:: What to do ::
Copy exactly, and only, the lines below from the first through the one containing "y_ticks = [10, 20, 30, 40, 50, 60, 70, 80]", both included; pictures are omitted.
--- --- ---
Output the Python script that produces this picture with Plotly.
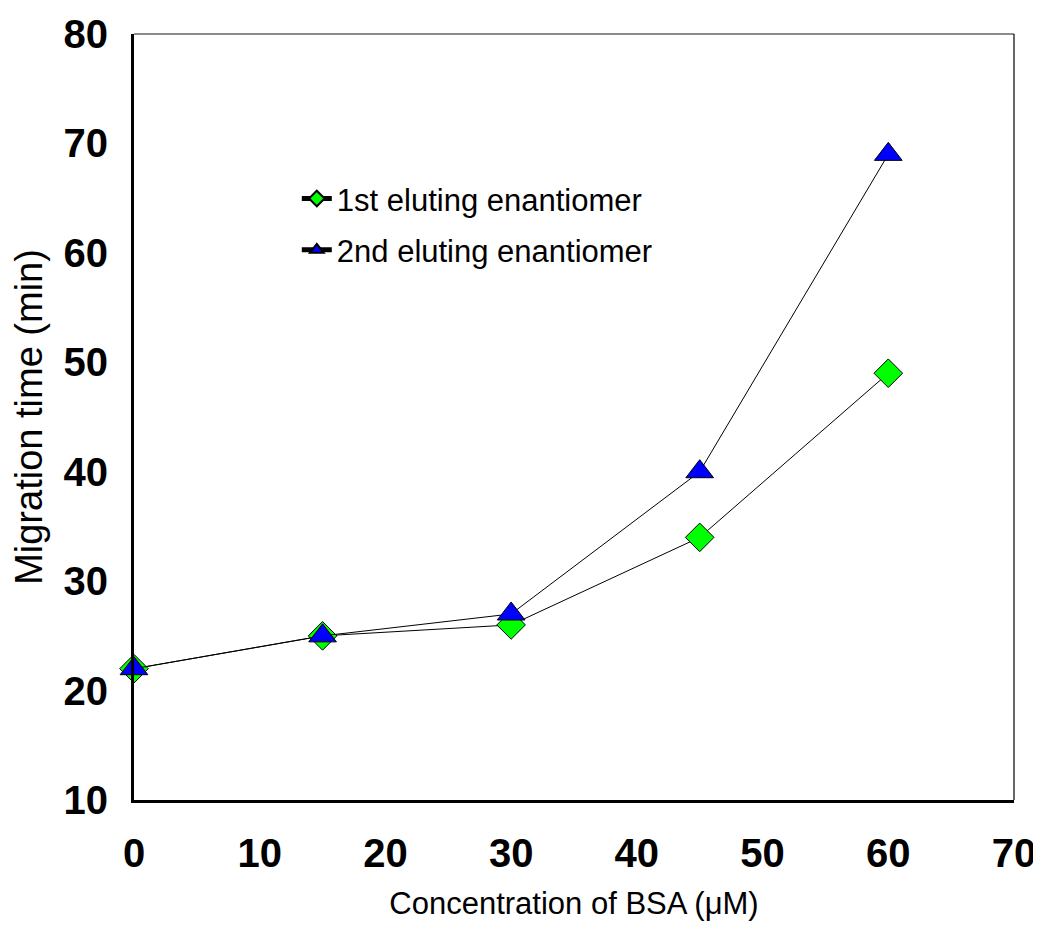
import plotly.graph_objects as go

conc = [0, 15, 30, 45, 60]
first_eluting = [22, 25, 26, 34, 49]
second_eluting = [22, 25, 27, 40, 69]

x_ticks = [0, 10, 20, 30, 40, 50, 60, 70]
y_ticks = [10, 20, 30, 40, 50, 60, 70, 80]

fig = go.Figure()
fig.add_trace(go.Scatter(
    x=conc, y=first_eluting, mode="lines+markers", name="1st eluting enantiomer",
    legendgroup="a",
    line=dict(color="black", width=1),
    marker=dict(symbol="diamond", size=22, color="#00FF00", line=dict(color="black", width=1)),
    cliponaxis=False,
))
fig.add_trace(go.Scatter(
    x=conc, y=second_eluting, mode="lines+markers", name="2nd eluting enantiomer",
    legendgroup="b",
    line=dict(color="black", width=1),
    marker=dict(symbol="triangle-up", size=24, color="#0000FF", line=dict(color="black", width=1)),
    cliponaxis=False,
))

fig.update_layout(
    width=1033, height=943,
    margin=dict(l=126, r=27, t=26, b=151),
    plot_bgcolor="white", paper_bgcolor="white",
    font=dict(family="Liberation Sans, Arial, sans-serif", color="black"),
    showlegend=True,
    legend=dict(x=0.185, y=0.82, xanchor="left", yanchor="top",
                font=dict(size=31, color="black"), bgcolor="rgba(0,0,0,0)",
                itemsizing="constant", tracegroupgap=8, itemwidth=30),
    xaxis=dict(range=[0, 70], tickvals=x_ticks, showgrid=False, zeroline=False,
               showline=True, linecolor="black", linewidth=3, ticks="",
               automargin=False, ticklabeloverflow="allow",
               tickfont=dict(size=40, family="Liberation Sans, Arial, sans-serif", weight="bold"),
               ticklabelstandoff=16,
               title=dict(text="Concentration of BSA (μM)", font=dict(size=31), standoff=19)),
    yaxis=dict(range=[10, 80], tickvals=y_ticks, showgrid=False, zeroline=False,
               showline=True, linecolor="black", linewidth=3, ticks="",
               automargin=False, ticklabeloverflow="allow",
               tickfont=dict(size=40, family="Liberation Sans, Arial, sans-serif", weight="bold"),
               ticklabelstandoff=15,
               title=dict(text="Migration time (min)", font=dict(size=38), standoff=31)),
    shapes=[
        dict(type="line", xref="paper", yref="paper", x0=0, x1=1, y0=1, y1=1,
             line=dict(color="#666666", width=1.5)),
        dict(type="line", xref="paper", yref="paper", x0=1, x1=1, y0=0, y1=1,
             line=dict(color="black", width=1.2)),
    ],
)

fig.write_html("out.html")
--- --- ---
:: Reply to the task ::
Output the Python script that produces this picture with Plotly.
import plotly.graph_objects as go

conc = [0, 15, 30, 45, 60]
first_eluting = [22, 25, 26, 34, 49]
second_eluting = [22, 25, 27, 40, 69]

x_ticks = [0, 10, 20, 30, 40, 50, 60, 70]
y_ticks = [10, 20, 30, 40, 50, 60, 70, 80]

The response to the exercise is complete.